Eli5: How do refrigerators work?

660 views

Eli5: How do refrigerators work?

In: Technology

3 Answers

Anonymous 0 Comments

Sensible heat is the heat you can read on a thermometer, latent heat is the heat required for a phase change ie (solid, liquid, gas). When boiling occurs in water let’s say, it will boil at 212 degrees (at standard pressure and temp). But not immediately, as it takes a significant amount of energy to go from liquid to gas. Your refrigerator uses a compound that boils at less than 32 degrees Fahrenheit, you run the “hot air” from inside the fridge over coils which contain that liquid, the refrigerant inside the coils boil and with it it absorbs a significant amount of energy from the “hot” air inside the fridge cooling it down

Anonymous 0 Comments

Usually heat only wants to flow from a higher-temperature area to a lower-temperature area.

But something neat happens to gases when they compress and expand. Compressing a gas makes its temperature rise. Letting a gas expand makes its temperature lower.
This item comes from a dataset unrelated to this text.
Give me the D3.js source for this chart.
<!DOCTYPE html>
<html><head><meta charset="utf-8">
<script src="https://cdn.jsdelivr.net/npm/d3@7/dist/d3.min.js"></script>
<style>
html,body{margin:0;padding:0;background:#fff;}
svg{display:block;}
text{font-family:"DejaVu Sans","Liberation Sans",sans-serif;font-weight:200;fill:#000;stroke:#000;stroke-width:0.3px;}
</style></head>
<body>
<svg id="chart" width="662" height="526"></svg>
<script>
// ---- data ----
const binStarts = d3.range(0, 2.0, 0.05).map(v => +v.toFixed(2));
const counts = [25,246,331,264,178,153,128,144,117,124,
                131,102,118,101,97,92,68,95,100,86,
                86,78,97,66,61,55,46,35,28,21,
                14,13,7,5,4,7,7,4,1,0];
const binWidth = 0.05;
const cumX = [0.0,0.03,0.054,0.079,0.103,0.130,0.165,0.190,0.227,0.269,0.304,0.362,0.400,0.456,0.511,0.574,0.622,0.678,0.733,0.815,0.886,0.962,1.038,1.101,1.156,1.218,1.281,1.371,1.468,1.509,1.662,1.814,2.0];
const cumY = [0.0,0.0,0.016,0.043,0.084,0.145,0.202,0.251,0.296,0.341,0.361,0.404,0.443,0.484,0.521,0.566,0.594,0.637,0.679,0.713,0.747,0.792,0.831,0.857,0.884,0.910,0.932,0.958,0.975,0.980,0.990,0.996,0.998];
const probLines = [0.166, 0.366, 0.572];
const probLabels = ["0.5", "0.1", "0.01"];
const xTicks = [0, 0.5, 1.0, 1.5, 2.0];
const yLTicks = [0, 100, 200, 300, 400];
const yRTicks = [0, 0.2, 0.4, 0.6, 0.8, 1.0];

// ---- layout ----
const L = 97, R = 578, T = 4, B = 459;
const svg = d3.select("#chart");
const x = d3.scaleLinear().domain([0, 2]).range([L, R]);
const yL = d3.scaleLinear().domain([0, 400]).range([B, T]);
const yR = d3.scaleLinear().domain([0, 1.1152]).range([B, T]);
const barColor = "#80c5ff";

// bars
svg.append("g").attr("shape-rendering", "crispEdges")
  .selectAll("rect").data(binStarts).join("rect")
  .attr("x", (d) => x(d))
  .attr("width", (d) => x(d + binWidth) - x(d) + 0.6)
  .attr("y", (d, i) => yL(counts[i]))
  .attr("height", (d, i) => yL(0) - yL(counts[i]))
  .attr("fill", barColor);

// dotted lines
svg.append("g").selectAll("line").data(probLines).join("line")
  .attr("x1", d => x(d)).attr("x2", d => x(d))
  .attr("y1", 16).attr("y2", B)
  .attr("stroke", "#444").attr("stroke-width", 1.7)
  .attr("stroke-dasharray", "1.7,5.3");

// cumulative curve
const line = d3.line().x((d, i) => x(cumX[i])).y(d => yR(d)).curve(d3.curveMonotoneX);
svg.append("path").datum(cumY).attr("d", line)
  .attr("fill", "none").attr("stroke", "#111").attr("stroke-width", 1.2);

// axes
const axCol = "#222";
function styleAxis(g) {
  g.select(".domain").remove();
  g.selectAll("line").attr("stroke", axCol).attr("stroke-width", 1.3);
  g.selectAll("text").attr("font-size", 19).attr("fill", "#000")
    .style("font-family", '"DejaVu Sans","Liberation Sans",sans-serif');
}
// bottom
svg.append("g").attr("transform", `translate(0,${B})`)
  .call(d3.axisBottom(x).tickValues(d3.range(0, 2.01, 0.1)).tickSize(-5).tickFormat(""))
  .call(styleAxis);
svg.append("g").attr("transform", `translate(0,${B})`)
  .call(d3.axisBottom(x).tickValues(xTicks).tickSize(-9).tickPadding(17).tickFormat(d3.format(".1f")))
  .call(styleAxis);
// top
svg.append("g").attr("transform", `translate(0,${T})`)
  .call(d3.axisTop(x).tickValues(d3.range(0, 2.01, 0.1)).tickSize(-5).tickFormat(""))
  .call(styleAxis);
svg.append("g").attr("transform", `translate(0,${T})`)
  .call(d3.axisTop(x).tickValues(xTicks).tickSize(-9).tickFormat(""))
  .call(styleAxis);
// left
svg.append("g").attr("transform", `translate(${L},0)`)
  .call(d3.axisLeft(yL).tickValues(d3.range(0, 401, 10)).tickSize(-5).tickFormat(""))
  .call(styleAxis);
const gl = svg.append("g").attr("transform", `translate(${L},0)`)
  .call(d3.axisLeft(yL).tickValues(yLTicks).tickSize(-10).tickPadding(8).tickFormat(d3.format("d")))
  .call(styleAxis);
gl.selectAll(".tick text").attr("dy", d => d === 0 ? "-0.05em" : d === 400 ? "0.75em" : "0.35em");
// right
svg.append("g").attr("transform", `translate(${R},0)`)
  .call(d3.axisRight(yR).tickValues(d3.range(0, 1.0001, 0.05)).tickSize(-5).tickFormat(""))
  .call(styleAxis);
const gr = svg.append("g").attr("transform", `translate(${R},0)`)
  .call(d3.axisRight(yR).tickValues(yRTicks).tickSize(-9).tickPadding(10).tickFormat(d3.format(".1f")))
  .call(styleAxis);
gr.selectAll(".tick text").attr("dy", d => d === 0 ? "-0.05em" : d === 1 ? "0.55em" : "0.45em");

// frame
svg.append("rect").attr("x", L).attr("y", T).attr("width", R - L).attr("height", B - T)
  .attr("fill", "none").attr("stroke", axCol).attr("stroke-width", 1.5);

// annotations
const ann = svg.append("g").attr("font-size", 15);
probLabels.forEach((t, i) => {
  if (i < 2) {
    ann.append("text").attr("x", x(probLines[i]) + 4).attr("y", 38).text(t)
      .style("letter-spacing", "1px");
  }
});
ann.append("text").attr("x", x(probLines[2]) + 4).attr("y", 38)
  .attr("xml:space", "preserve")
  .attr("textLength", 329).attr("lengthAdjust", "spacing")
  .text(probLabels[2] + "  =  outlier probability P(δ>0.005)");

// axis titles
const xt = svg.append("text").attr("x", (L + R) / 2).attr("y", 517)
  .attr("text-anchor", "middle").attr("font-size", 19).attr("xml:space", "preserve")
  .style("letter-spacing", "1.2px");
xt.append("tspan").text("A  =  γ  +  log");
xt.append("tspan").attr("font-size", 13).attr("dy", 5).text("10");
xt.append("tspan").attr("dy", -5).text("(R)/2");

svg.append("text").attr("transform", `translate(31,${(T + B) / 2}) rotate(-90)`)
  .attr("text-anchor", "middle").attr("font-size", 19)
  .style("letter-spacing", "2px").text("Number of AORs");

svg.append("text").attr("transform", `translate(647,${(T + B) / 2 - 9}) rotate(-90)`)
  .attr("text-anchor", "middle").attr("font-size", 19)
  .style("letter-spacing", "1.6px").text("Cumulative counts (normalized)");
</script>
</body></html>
So if you compress a gas, it will get hot. But what if you then take that hot, compressed gas, and let it cool down? Well, then , you have some cool, compressed gas. Now, if you let the gas expand again, it will get cold! Much colder than it was when you started.

So the trick is, you compress the gas over here outside the to make it hot, and then let it radiate all that heat away through the grille on the back of the fridge. Then you bring that compressed gas back over there to the inside the fridge, and then let it expand, and it gets very cold, and the cold gas is warmed up when heat flows into it from, say, your vegetables.

The fridge achieves all this by pumping the gas, called a refrigerant, through a closed circuit of pipes. (It’s actually not always in the gas phase; usually it condenses into a liquid for part of the cycle, but that’s not really important to the basic principle here. Refrigerants are generally fluids which boil and condense at just the right temperatures and pressures to make this process most efficient.)